§ Direction
Without the pictures, extract every line from the start of the material to the line containing "const WIDE = 1.15;", both ends included.

§ Given material
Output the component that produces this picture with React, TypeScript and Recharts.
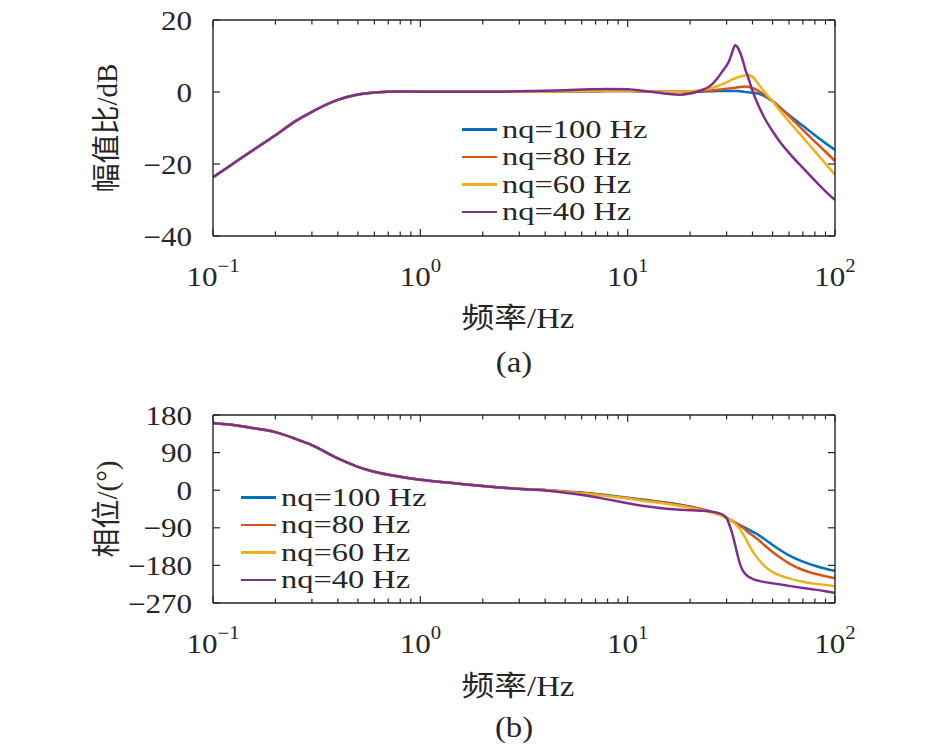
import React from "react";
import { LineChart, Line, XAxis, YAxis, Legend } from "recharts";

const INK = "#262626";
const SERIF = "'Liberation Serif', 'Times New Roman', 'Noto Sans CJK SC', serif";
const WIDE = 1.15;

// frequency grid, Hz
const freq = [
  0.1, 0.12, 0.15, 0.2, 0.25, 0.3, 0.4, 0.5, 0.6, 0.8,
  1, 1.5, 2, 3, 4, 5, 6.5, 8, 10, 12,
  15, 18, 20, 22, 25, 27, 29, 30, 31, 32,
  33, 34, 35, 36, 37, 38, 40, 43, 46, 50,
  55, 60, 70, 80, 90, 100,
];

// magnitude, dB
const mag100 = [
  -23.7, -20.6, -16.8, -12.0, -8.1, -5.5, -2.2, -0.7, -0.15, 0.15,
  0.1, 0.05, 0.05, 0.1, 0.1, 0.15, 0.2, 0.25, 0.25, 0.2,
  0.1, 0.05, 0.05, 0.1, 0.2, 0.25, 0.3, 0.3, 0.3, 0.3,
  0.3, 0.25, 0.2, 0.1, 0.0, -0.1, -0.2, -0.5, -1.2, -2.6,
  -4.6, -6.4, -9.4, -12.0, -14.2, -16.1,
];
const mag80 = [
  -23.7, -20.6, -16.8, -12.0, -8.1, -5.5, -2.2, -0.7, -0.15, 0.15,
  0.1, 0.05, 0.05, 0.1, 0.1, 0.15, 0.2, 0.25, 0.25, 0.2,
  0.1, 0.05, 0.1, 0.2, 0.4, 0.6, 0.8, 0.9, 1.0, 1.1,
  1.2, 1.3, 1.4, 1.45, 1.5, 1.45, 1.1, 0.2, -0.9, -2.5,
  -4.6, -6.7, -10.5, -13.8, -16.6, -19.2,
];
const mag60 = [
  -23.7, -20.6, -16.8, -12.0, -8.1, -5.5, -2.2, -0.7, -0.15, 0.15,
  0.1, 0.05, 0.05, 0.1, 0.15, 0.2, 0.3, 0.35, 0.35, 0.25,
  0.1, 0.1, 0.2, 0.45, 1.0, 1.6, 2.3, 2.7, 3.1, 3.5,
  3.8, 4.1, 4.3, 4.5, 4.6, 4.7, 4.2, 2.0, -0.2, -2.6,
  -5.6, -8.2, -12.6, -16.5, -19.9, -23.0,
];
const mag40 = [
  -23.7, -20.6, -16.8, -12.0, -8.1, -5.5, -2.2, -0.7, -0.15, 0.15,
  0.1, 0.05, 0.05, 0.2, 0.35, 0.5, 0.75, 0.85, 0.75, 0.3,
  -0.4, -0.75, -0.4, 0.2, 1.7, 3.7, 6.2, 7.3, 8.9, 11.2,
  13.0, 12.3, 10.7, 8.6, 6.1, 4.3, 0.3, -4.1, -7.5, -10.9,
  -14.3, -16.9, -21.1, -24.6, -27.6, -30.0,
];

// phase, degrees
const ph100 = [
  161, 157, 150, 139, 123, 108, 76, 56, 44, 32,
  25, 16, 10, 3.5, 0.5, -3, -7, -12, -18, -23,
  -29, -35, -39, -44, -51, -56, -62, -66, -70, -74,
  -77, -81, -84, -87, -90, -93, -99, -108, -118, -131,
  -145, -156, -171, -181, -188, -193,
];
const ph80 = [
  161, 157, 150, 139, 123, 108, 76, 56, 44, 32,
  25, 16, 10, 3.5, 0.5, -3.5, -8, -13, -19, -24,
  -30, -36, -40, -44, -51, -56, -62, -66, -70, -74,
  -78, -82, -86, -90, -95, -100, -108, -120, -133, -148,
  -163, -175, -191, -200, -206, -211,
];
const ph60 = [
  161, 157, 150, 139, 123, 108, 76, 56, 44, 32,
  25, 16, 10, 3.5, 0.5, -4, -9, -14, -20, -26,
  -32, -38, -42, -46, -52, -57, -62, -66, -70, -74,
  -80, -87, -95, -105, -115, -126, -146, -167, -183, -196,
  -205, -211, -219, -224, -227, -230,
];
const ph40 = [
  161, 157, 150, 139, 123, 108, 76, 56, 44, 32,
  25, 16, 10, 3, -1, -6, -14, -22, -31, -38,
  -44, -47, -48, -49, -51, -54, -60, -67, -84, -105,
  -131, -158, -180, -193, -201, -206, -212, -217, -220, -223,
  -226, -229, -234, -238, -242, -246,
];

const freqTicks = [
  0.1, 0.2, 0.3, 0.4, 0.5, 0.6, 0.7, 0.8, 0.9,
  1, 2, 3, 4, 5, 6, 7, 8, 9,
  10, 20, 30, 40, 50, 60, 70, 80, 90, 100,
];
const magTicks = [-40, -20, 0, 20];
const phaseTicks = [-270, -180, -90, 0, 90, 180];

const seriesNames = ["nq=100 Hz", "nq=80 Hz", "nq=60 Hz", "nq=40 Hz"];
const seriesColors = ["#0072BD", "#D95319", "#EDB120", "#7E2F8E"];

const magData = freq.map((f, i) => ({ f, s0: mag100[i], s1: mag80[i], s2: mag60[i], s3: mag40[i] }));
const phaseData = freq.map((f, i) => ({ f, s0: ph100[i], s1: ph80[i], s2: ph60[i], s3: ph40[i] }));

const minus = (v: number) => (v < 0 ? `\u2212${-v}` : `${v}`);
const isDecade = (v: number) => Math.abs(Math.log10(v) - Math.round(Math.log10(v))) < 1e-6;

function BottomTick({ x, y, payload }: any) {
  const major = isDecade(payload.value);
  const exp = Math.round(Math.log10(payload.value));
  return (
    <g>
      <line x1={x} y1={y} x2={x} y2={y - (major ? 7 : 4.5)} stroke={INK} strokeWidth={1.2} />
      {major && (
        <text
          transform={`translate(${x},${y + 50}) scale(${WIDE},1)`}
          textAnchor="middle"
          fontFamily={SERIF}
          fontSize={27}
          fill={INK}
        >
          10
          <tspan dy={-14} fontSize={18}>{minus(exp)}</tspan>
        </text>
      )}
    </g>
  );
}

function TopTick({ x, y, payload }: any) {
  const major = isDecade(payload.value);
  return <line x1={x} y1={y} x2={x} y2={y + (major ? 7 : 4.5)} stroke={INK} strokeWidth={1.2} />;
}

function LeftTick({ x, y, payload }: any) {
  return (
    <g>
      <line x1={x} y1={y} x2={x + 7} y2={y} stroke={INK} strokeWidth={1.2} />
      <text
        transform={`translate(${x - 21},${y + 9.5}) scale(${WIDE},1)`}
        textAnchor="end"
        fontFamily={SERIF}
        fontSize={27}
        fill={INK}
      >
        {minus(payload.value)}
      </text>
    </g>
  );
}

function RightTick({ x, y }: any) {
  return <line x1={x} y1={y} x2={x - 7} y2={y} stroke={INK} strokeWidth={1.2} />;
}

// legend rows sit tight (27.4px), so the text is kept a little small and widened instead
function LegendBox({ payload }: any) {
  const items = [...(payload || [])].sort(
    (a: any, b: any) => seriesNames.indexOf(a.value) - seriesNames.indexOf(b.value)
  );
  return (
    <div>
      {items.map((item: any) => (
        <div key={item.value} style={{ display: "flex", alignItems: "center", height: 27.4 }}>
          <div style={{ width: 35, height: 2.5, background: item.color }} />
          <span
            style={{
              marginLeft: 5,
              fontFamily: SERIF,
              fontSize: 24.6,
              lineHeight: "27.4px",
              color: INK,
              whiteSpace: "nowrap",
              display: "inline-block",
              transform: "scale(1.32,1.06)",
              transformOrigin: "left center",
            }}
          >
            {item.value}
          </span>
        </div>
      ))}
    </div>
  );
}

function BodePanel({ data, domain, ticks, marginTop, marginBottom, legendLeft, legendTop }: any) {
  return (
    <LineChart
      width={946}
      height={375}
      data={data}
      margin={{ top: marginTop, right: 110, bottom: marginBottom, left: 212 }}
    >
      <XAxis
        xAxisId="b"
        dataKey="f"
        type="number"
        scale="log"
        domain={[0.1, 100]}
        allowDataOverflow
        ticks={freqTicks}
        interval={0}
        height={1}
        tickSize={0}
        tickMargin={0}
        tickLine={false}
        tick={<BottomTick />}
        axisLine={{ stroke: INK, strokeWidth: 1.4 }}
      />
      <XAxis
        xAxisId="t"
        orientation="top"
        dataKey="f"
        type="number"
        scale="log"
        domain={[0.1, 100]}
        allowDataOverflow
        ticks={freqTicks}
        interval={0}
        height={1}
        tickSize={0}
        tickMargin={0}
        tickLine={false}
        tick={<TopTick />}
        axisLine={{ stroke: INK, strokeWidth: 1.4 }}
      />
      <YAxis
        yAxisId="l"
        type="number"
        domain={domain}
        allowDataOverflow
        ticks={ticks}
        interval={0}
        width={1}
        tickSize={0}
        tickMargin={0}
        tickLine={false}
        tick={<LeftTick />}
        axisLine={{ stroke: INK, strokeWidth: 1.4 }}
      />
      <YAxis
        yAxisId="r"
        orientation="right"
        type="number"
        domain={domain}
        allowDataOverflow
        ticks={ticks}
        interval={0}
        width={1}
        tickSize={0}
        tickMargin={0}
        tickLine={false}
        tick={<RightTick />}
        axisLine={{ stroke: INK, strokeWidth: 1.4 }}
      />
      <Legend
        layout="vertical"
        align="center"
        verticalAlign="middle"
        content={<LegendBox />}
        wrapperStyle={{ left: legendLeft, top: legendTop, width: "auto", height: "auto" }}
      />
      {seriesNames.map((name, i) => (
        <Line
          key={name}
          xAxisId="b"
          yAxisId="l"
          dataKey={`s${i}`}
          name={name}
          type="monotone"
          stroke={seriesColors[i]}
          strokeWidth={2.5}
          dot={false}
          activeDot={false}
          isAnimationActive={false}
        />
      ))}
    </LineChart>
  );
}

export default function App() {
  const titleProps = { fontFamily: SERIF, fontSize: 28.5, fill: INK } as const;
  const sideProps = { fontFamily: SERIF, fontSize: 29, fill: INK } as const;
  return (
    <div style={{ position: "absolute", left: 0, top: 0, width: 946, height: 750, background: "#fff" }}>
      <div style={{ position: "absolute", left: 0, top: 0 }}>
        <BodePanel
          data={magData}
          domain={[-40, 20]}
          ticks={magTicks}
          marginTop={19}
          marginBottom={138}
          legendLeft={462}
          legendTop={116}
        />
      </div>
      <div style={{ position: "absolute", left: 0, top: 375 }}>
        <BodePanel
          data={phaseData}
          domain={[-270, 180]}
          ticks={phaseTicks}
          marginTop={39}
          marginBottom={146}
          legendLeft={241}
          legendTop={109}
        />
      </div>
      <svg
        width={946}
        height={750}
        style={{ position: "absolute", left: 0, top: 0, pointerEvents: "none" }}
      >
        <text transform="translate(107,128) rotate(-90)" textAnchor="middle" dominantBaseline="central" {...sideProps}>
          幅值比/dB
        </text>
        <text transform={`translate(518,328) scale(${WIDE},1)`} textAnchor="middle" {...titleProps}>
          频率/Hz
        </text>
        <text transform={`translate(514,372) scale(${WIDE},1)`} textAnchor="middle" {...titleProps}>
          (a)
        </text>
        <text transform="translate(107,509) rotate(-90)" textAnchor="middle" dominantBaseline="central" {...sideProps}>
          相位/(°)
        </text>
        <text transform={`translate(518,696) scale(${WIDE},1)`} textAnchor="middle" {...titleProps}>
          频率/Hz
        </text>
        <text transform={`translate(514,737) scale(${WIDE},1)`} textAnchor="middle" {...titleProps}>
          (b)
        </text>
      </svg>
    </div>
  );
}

§ Task answer
Output the component that produces this picture with React, TypeScript and Recharts.
import React from "react";
import { LineChart, Line, XAxis, YAxis, Legend } from "recharts";

const INK = "#262626";
const SERIF = "'Liberation Serif', 'Times New Roman', 'Noto Sans CJK SC', serif";
const WIDE = 1.15;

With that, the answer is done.